Material provided:
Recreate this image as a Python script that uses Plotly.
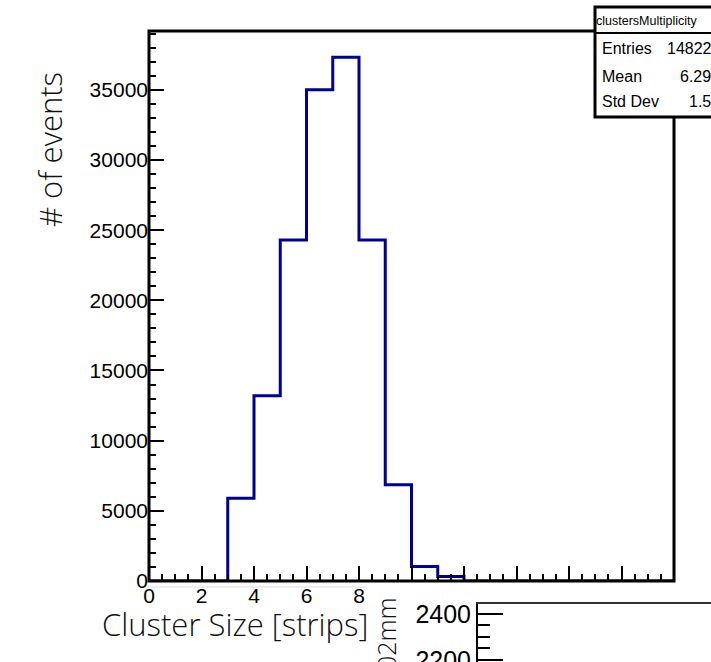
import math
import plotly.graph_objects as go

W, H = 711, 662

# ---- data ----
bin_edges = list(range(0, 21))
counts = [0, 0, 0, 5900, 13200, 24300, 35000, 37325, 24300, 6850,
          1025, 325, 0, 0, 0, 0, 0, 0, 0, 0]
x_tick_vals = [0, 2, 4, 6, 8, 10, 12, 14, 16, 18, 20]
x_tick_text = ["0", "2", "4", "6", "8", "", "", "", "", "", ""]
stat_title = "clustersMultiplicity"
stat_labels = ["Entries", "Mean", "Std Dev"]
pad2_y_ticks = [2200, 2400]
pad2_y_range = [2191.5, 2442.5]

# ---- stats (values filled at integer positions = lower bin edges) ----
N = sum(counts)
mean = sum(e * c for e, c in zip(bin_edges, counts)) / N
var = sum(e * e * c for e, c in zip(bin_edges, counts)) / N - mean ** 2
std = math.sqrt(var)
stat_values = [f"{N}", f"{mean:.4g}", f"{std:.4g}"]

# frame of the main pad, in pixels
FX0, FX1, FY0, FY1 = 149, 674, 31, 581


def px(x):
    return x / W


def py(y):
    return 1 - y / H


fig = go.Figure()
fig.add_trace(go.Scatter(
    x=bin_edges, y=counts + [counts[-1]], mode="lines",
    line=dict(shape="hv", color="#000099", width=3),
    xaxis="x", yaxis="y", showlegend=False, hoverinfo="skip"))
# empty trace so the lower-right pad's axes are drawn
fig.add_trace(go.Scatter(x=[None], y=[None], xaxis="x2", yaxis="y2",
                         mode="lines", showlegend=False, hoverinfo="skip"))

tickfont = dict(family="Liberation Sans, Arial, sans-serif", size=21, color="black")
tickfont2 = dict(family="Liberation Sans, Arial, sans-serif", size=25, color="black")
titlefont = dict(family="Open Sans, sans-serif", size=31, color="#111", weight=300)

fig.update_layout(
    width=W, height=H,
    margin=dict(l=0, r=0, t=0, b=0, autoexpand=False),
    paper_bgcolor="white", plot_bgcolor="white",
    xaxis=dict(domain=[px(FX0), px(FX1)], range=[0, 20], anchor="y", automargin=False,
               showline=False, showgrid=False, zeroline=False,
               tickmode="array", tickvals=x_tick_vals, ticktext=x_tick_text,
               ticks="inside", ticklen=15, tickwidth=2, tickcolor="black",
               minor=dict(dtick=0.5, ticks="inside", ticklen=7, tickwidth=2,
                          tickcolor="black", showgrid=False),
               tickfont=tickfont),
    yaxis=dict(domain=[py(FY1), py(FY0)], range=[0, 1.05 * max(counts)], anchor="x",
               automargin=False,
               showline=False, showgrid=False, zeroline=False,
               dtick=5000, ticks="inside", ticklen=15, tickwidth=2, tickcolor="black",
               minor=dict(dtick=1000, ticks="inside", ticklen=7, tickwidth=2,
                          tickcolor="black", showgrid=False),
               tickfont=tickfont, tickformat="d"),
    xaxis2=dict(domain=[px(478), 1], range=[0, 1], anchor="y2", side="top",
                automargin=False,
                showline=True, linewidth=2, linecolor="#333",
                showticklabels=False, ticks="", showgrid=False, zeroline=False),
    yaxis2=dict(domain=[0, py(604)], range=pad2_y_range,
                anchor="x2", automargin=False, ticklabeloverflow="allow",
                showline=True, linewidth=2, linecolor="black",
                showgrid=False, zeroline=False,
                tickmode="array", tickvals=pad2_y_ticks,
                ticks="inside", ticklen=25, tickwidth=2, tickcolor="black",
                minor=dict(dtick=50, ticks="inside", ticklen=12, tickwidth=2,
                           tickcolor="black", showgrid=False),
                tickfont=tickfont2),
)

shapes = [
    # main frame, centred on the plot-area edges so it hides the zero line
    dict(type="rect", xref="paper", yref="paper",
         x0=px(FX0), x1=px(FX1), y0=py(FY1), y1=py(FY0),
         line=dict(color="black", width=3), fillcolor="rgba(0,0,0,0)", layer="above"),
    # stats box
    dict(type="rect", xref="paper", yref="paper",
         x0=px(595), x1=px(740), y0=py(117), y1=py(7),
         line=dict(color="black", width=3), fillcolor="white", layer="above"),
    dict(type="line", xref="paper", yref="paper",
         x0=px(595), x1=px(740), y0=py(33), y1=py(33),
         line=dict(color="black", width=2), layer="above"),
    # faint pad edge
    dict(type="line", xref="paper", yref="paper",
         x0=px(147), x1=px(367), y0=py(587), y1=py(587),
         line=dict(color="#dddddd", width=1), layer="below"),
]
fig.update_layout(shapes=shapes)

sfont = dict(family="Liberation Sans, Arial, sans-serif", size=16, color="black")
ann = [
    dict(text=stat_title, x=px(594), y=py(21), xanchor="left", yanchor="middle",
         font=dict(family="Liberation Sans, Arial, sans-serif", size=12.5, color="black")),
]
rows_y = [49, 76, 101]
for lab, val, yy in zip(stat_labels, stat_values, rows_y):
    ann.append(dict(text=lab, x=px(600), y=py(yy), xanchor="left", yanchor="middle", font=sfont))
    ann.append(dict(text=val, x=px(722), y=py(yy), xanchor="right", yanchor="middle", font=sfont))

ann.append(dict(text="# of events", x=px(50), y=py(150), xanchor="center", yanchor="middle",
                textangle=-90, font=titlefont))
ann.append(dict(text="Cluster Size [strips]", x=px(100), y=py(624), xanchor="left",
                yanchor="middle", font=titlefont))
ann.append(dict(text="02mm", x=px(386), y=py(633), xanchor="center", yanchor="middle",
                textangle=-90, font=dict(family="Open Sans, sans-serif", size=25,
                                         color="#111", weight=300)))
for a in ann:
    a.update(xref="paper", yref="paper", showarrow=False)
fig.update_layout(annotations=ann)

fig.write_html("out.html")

Given problem: Your task is to return the lines above, from the first one up to and including the line containing "pad2_y_range = [2191.5, 2442.5]", minus any pictures.

Response:
Recreate this image as a Python script that uses Plotly.
import math
import plotly.graph_objects as go

W, H = 711, 662

# ---- data ----
bin_edges = list(range(0, 21))
counts = [0, 0, 0, 5900, 13200, 24300, 35000, 37325, 24300, 6850,
          1025, 325, 0, 0, 0, 0, 0, 0, 0, 0]
x_tick_vals = [0, 2, 4, 6, 8, 10, 12, 14, 16, 18, 20]
x_tick_text = ["0", "2", "4", "6", "8", "", "", "", "", "", ""]
stat_title = "clustersMultiplicity"
stat_labels = ["Entries", "Mean", "Std Dev"]
pad2_y_ticks = [2200, 2400]
pad2_y_range = [2191.5, 2442.5]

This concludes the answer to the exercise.